Thursday, 14 February 2013

Honesty can land you in jail in Greece

I wrote before about Greece, how they qualified to the EU by fudging the numbers and how Goldman Sachs made a truckload of money by helping doing this.

The following is from an article in The Spiegel:


He was hired to bring Greece's debt statistics in line with European norms. Now, chief statistician Andreas Georgiou faces jail time for allegedly producing inflated budget deficit numbers. He says he was merely being honest, and he has plenty of support in Europe.

When Georgiou decided in the summer of 2010 to take over leadership of the revamped, newly independent Greek statistics service ELSTAT, he never imagined that the position could land him a jail sentence. But at the end of January, felony charges were filed against Georgiou and two senior ELSTAT staffers for allegedly inflating the 2009 deficit. In other words, at a time when the rest of the world was furious that Greece had artificially improved the country's budget statistics, Greek prosecutors are accusing Georgiou of doing the opposite. Prosecutors acted after a 15-month investigation into allegations made by a former ELSTAT board member. If found guilty, Georgiou faces five to 10 years in prison.
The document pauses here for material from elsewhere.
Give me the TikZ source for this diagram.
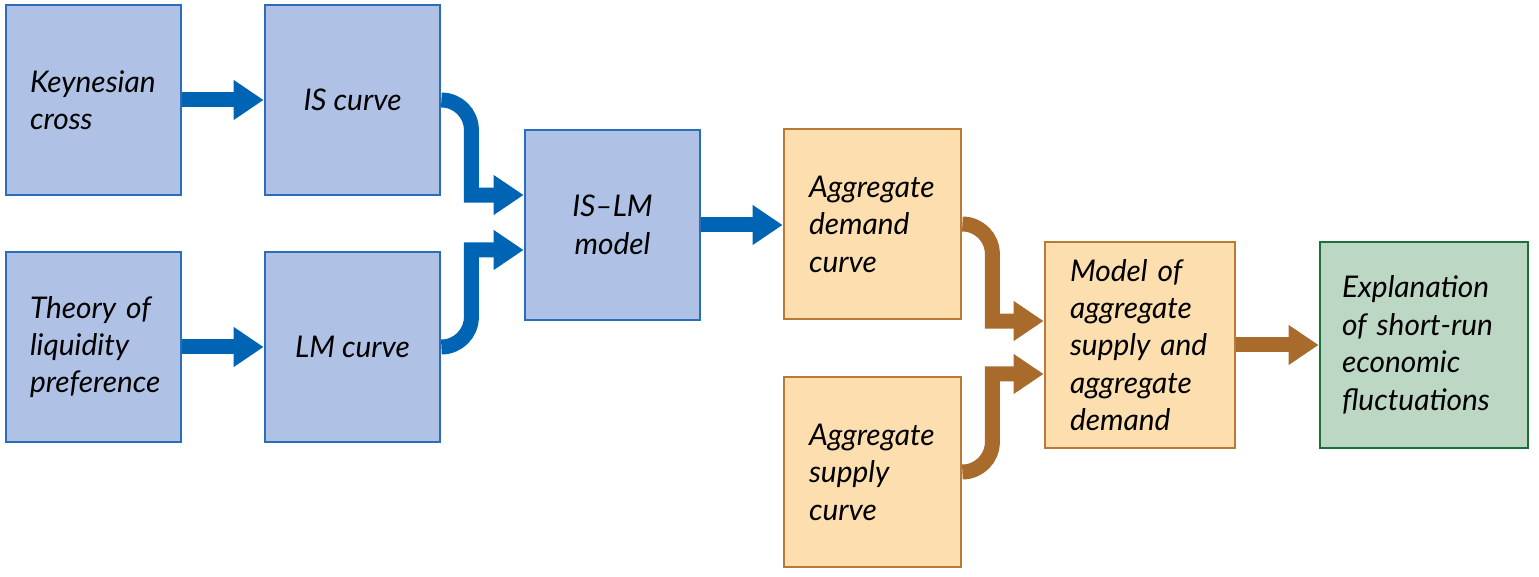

At stake in the ELSTAT case is more than the credibility of a senior statistician, one who previously worked for 20 years at the International Monetary Fund. The entire bailout of Greece was based on the numbers provided by ELSTAT on the deficit figures for 2009 onwards.


Malaysia has it's own case with the chief economist of Bank Islam being suspended, days after he gave a lecture predicting different scenario's of the coming election, some of which involved the opposition winning.